USDT trading in Venezuela has grown large enough to rival the country’s oil exports, underscoring how stablecoins have become a major channel for dollar liquidity in one of the world’s most financially constrained economies.
Ecoanalítica, a Venezuelan economic research firm, estimated that 1.389 billion USDT changed hands on Binance’s peer-to-peer market in Venezuela between June 11 and July 13. That equals roughly $44 million a day and represents about 75% of the country’s monthly oil export value, according to figures cited by Crypto Briefing and crypto.news.
The comparison is striking because oil has historically been Venezuela’s dominant source of foreign currency. Even allowing for methodological uncertainty, the scale of USDT activity shows that stablecoins are no longer a niche retail workaround. They have become one of the country’s most important informal foreign-exchange rails.
Crypto.news noted that a separate calculation using June crude exports and the average price of Venezuela’s Merey crude would put the ratio closer to 52% rather than 75%. That means the exact comparison depends on export pricing, reference period and calculation method. But even the lower estimate suggests Binance P2P USDT turnover is now comparable to one of the state’s core hard-currency channels.
USDT Becomes Venezuela’s Shadow Dollar
The growth of USDT trading reflects Venezuela’s long-running currency crisis. Years of inflation, exchange controls and restricted access to conventional banking have pushed households, businesses and traders toward dollar-linked alternatives. USDT offers a digital substitute for dollars that can be transferred quickly, held outside the bolivar system and traded on peer-to-peer platforms.

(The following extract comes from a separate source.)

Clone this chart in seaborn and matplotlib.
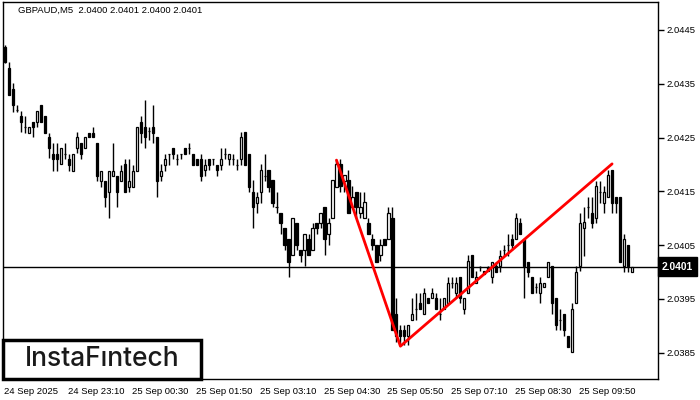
import numpy as np
import pandas as pd
import matplotlib
matplotlib.use("Agg")
import matplotlib.pyplot as plt
import matplotlib.transforms as mtransforms
from matplotlib.patches import Rectangle
import seaborn as sns

# GBPAUD M5 candles, 24 Sep 21:50 .. 25 Sep 10:55
opens = [
    2.04418, 2.04379, 2.04340, 2.04301, 2.04290, 2.04270, 2.04259, 2.04279, 2.04279, 2.04311,
    2.04290, 2.04251, 2.04220, 2.04220, 2.04201, 2.04220, 2.04210, 2.04188, 2.04231, 2.04240,
    2.04231, 2.04259, 2.04259, 2.04240, 2.04169, 2.04169, 2.04149, 2.04179, 2.04179, 2.04169,
    2.04201, 2.04158, 2.04158, 2.04188, 2.04279, 2.04270, 2.04262, 2.04270, 2.04251, 2.04179,
    2.04199, 2.04220, 2.04231, 2.04210, 2.04220, 2.04231, 2.04231, 2.04220, 2.04210, 2.04210,
    2.04190, 2.04210, 2.04210, 2.04199, 2.04199, 2.04220, 2.04210, 2.04210, 2.04199, 2.04210,
    2.04260, 2.04220, 2.04149, 2.04128, 2.04149, 2.04179, 2.04190, 2.04171, 2.04121, 2.04110,
    2.04082, 2.04062, 2.04032, 2.04091, 2.04041, 2.04041, 2.04062, 2.04041, 2.04091, 2.04091,
    2.04121, 2.04071, 2.04101, 2.04158, 2.04201, 2.04169, 2.04171, 2.04121, 2.04149, 2.04110,
    2.04101, 2.04091, 2.04062, 2.04050, 2.04032, 2.04062, 2.04062, 2.04101, 2.03922, 2.03892,
    2.03892, 2.03881, 2.03911, 2.03931, 2.03943, 2.03922, 2.03952, 2.03952, 2.03952, 2.03922,
    2.03931, 2.03943, 2.03980, 2.03961, 2.03991, 2.03931, 2.03961, 2.04032, 2.03980, 2.04009,
    2.04002, 2.04009, 2.03991, 2.04011, 2.04011, 2.04041, 2.04050, 2.04062, 2.04062, 2.04091,
    2.04062, 2.04019, 2.03991, 2.03972, 2.03961, 2.03972, 2.03991, 2.04011, 2.03952, 2.03911,
    2.03922, 2.03881, 2.03851, 2.03943, 2.04011, 2.04082, 2.04121, 2.04110, 2.04101, 2.04149,
    2.04128, 2.04140, 2.04190, 2.04140, 2.04140, 2.04011, 2.04050, 2.04000,
]
highs = [
    2.04422, 2.04390, 2.04351, 2.04311, 2.04299, 2.04290, 2.04270, 2.04279, 2.04299, 2.04311,
    2.04290, 2.04259, 2.04240, 2.04240, 2.04231, 2.04240, 2.04220, 2.04220, 2.04260, 2.04240,
    2.04251, 2.04259, 2.04270, 2.04240, 2.04188, 2.04169, 2.04188, 2.04240, 2.04179, 2.04199,
    2.04210, 2.04210, 2.04199, 2.04270, 2.04290, 2.04320, 2.04270, 2.04311, 2.04251, 2.04201,
    2.04220, 2.04220, 2.04231, 2.04220, 2.04220, 2.04231, 2.04240, 2.04220, 2.04210, 2.04220,
    2.04210, 2.04210, 2.04210, 2.04199, 2.04231, 2.04231, 2.04220, 2.04220, 2.04210, 2.04260,
    2.04260, 2.04220, 2.04171, 2.04149, 2.04201, 2.04220, 2.04190, 2.04171, 2.04149, 2.04110,
    2.04082, 2.04062, 2.04101, 2.04091, 2.04041, 2.04071, 2.04071, 2.04091, 2.04091, 2.04110,
    2.04121, 2.04101, 2.04171, 2.04210, 2.04210, 2.04180, 2.04190, 2.04160, 2.04149, 2.04149,
    2.04149, 2.04101, 2.04071, 2.04050, 2.04062, 2.04062, 2.04121, 2.04121, 2.03952, 2.03902,
    2.03902, 2.03902, 2.03952, 2.03961, 2.03961, 2.03970, 2.03952, 2.03970, 2.03961, 2.03952,
    2.03952, 2.03991, 2.03991, 2.03991, 2.03991, 2.03952, 2.04032, 2.04032, 2.04002, 2.04011,
    2.04002, 2.04011, 2.04019, 2.04019, 2.04041, 2.04050, 2.04071, 2.04071, 2.04110, 2.04101,
    2.04062, 2.04019, 2.03991, 2.03980, 2.03991, 2.03980, 2.04019, 2.04011, 2.03952, 2.03931,
    2.03922, 2.03881, 2.03943, 2.04011, 2.04110, 2.04121, 2.04140, 2.04140, 2.04169, 2.04169,
    2.04160, 2.04190, 2.04190, 2.04140, 2.04140, 2.04071, 2.04050, 2.04010,
]
lows = [
    2.04389, 2.04329, 2.04298, 2.04298, 2.04260, 2.04259, 2.04259, 2.04251, 2.04270, 2.04279,
    2.04259, 2.04212, 2.04188, 2.04188, 2.04201, 2.04210, 2.04188, 2.04188, 2.04221, 2.04210,
    2.04231, 2.04251, 2.04251, 2.04169, 2.04158, 2.04121, 2.04101, 2.04179, 2.04121, 2.04169,
    2.04149, 2.04149, 2.04158, 2.04188, 2.04240, 2.04231, 2.04245, 2.04240, 2.04140, 2.04169,
    2.04188, 2.04199, 2.04210, 2.04199, 2.04210, 2.04220, 2.04220, 2.04199, 2.04199, 2.04169,
    2.04179, 2.04190, 2.04199, 2.04179, 2.04190, 2.04210, 2.04199, 2.04199, 2.04190, 2.04199,
    2.04199, 2.04149, 2.04082, 2.04110, 2.04128, 2.04169, 2.04149, 2.04121, 2.04110, 2.04071,
    2.04041, 2.03991, 2.04032, 2.04041, 2.04019, 2.04011, 2.04032, 2.04041, 2.04071, 2.04082,
    2.04032, 2.04050, 2.04101, 2.04158, 2.04149, 2.04149, 2.04110, 2.04121, 2.04101, 2.04101,
    2.04101, 2.04071, 2.04041, 2.04019, 2.04021, 2.04050, 2.04062, 2.03892, 2.03870, 2.03864,
    2.03864, 2.03864, 2.03911, 2.03911, 2.03931, 2.03922, 2.03943, 2.03952, 2.03931, 2.03911,
    2.03931, 2.03943, 2.03970, 2.03952, 2.03943, 2.03922, 2.03961, 2.03991, 2.03980, 2.04002,
    2.03996, 2.04002, 2.03980, 2.04000, 2.04000, 2.04030, 2.04030, 2.04041, 2.04062, 2.04071,
    2.03952, 2.03991, 2.03961, 2.03961, 2.03943, 2.03972, 2.03991, 2.03922, 2.03892, 2.03892,
    2.03881, 2.03861, 2.03851, 2.03943, 2.04002, 2.04030, 2.04101, 2.04082, 2.04091, 2.04128,
    2.04110, 2.04140, 2.04110, 2.04110, 2.04019, 2.04000, 2.04000, 2.04000,
]
closes = [
    2.04390, 2.04329, 2.04311, 2.04301, 2.04279, 2.04270, 2.04270, 2.04270, 2.04299, 2.04279,
    2.04259, 2.04231, 2.04210, 2.04210, 2.04231, 2.04220, 2.04199, 2.04220, 2.04251, 2.04220,
    2.04251, 2.04251, 2.04251, 2.04179, 2.04188, 2.04140, 2.04188, 2.04188, 2.04149, 2.04188,
    2.04149, 2.04169, 2.04188, 2.04270, 2.04259, 2.04251, 2.04262, 2.04259, 2.04169, 2.04188,
    2.04210, 2.04220, 2.04220, 2.04210, 2.04220, 2.04220, 2.04231, 2.04199, 2.04199, 2.04179,
    2.04199, 2.04199, 2.04210, 2.04190, 2.04210, 2.04220, 2.04220, 2.04210, 2.04199, 2.04251,
    2.04199, 2.04158, 2.04121, 2.04140, 2.04190, 2.04179, 2.04158, 2.04128, 2.04121, 2.04091,
    2.04050, 2.04019, 2.04101, 2.04050, 2.04032, 2.04071, 2.04032, 2.04082, 2.04082, 2.04110,
    2.04062, 2.04091, 2.04171, 2.04201, 2.04160, 2.04180, 2.04110, 2.04140, 2.04121, 2.04121,
    2.04130, 2.04071, 2.04050, 2.04019, 2.04050, 2.04050, 2.04110, 2.03892, 2.03881, 2.03881,
    2.03881, 2.03902, 2.03922, 2.03931, 2.03931, 2.03961, 2.03943, 2.03961, 2.03931, 2.03922,
    2.03952, 2.03980, 2.03980, 2.03980, 2.03952, 2.03952, 2.04021, 2.03991, 2.03991, 2.04009,
    2.03996, 2.04002, 2.04019, 2.04000, 2.04030, 2.04041, 2.04050, 2.04050, 2.04101, 2.04071,
    2.04011, 2.04000, 2.03961, 2.03972, 2.03980, 2.03980, 2.04019, 2.03943, 2.03902, 2.03911,
    2.03892, 2.03861, 2.03931, 2.04000, 2.04091, 2.04093, 2.04121, 2.04091, 2.04160, 2.04149,
    2.04149, 2.04180, 2.04128, 2.04128, 2.04019, 2.04062, 2.04011, 2.04010,
]

time_labels = ["24 Sep 2025", "24 Sep 23:10", "25 Sep 00:30", "25 Sep 01:50", "25 Sep 03:10",
               "25 Sep 04:30", "25 Sep 05:50", "25 Sep 07:10", "25 Sep 08:30", "25 Sep 09:50"]
bars_per_label = 16
price_ticks = [2.0385, 2.0395, 2.0405, 2.0415, 2.0425, 2.0435, 2.0445]
last_price = 2.0401
header = "GBPAUD,M5  2.0400 2.0401 2.0400 2.0401"

# double bottom / top pattern line (bar index, price)
pattern_bar = [83, 99, 152]
pattern_price = [2.04208, 2.03862, 2.04201]

df = pd.DataFrame({"open": opens, "high": highs, "low": lows, "close": closes})
df["bar"] = np.arange(len(df))
df["up"] = df["close"] > df["open"]

sns.set_style("white")
plt.rcParams["font.family"] = ["Liberation Sans", "DejaVu Sans"]

fig = plt.figure(figsize=(7, 4), dpi=100)
ax = fig.add_axes([3 / 700, 21 / 400, 655 / 700, 377 / 400])

ax.axhline(last_price, color="black", linewidth=1, zorder=1)

ax.vlines(df["bar"], df["low"], df["high"], color="black", linewidth=1, zorder=2)
body_low = df[["open", "close"]].min(axis=1)
body_h = (df["close"] - df["open"]).abs().clip(lower=0.0000015)
ax.bar(df["bar"], body_h, bottom=body_low, width=0.55,
       color=np.where(df["up"], "white", "black"), edgecolor="black",
       linewidth=0.9, zorder=3)

sns.lineplot(x=pattern_bar, y=pattern_price, color="red", linewidth=2, ax=ax, zorder=4)

ax.set_xlim(-0.5, 163.5)
ax.set_ylim(2.03801, 2.04502)

ax.yaxis.tick_right()
ax.set_yticks(price_ticks)
ax.set_yticklabels([f"{p:.4f}" for p in price_ticks])
ax.set_xticks(np.arange(len(time_labels)) * bars_per_label - 0.25)
ax.set_xticklabels(time_labels)
for lbl in ax.get_xticklabels():
    lbl.set_horizontalalignment("left")
ax.tick_params(axis="both", direction="out", length=4, width=1, color="black",
               labelsize=6.8, pad=2, labelcolor="black")
ax.set_xlabel("")
ax.set_ylabel("")
for sp in ax.spines.values():
    sp.set_visible(True)
    sp.set_color("black")
    sp.set_linewidth(1)

# current price tag on the right scale
trans = mtransforms.blended_transform_factory(ax.transAxes, ax.transData)
ax.text(1.006, last_price, "2.0401", transform=trans, ha="left", va="center",
        fontsize=7.4, color="white", fontweight="bold", clip_on=False, zorder=6,
        bbox=dict(boxstyle="square,pad=0.4", facecolor="black", edgecolor="black"))

fig.text(18 / 700, 1 - 10 / 400, header, fontsize=6.8, ha="left", va="center", color="black")

# logo box
ax.add_patch(Rectangle((3 / 700, 21 / 400), 198 / 700, 39 / 400, transform=fig.transFigure,
                       facecolor="white", edgecolor="black", linewidth=2.5,
                       clip_on=False, zorder=10))
ax.text(102 / 700, 1 - 359 / 400, "InstaFıntech", transform=fig.transFigure,
        ha="center", va="center", fontsize=19, family=["Inter", "DejaVu Sans"],
        fontweight="medium", color="#1a1a1a", zorder=11)

fig.savefig("out.png", dpi=100)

The premium tells the story. Crypto.news reported that USDT traded around 840 bolivars on local P2P markets, about 15.5% above the official exchange rate of 727 bolivars per U.S. dollar on July 16. That spread shows users are willing to pay extra for digital dollar liquidity, even when official exchange rates suggest cheaper access should exist.
Ecoanalítica also estimated that the 1.389 billion USDT volume equaled about 64.2% of the $2.163 billion in foreign currency supplied by Venezuela’s central bank during June. The comparison highlights how private stablecoin markets are competing with official dollar-supply mechanisms.
This is not only a retail story. Venezuela’s state oil company PDVSA has increasingly been linked to USDT-based settlement as U.S. sanctions made traditional banking channels harder to use. Reports cited by Crypto Briefing said PDVSA began requiring USDT prepayments for some oil sales as early as 2023 and 2024. Economist Asdrúbal Oliveros has estimated that a large share of Venezuelan oil revenue could be settled in stablecoins by late 2025 or early 2026.
Sanctions Risk Meets Real Economic Demand
Venezuela’s USDT boom shows both sides of the stablecoin debate. On one hand, stablecoins are providing a real economic function in a country where banking access, currency stability and foreign-exchange supply remain deeply impaired. For ordinary users and businesses, USDT can be a practical tool for savings, payments and imports.
On the other hand, the same characteristics make stablecoins attractive for sanctions evasion. The Atlantic Council has warned that Venezuela’s use of USDT for oil payments undermines U.S. sanctions placed on PDVSA and the Central Bank of Venezuela in 2019. It argued that crypto adoption has become part of Caracas’s response to financial isolation.
That tension will increase regulatory scrutiny of Tether and major peer-to-peer platforms. If stablecoins become large enough to rival oil exports in a sanctioned economy, they become a geopolitical issue, not just a crypto-market product.
For Venezuela, USDT’s rise is a sign of both innovation and dysfunction. The country’s citizens and businesses are finding ways to access dollar liquidity, but they are doing so because formal financial channels remain broken or restricted.
The broader message is clear: stablecoins are becoming parallel financial infrastructure in emerging and sanctioned markets. Venezuela may be an extreme case, but it shows why dollar-backed tokens are spreading so quickly. Where local currencies are weak and banks are constrained, USDT can become not only a trading asset, but a substitute monetary system.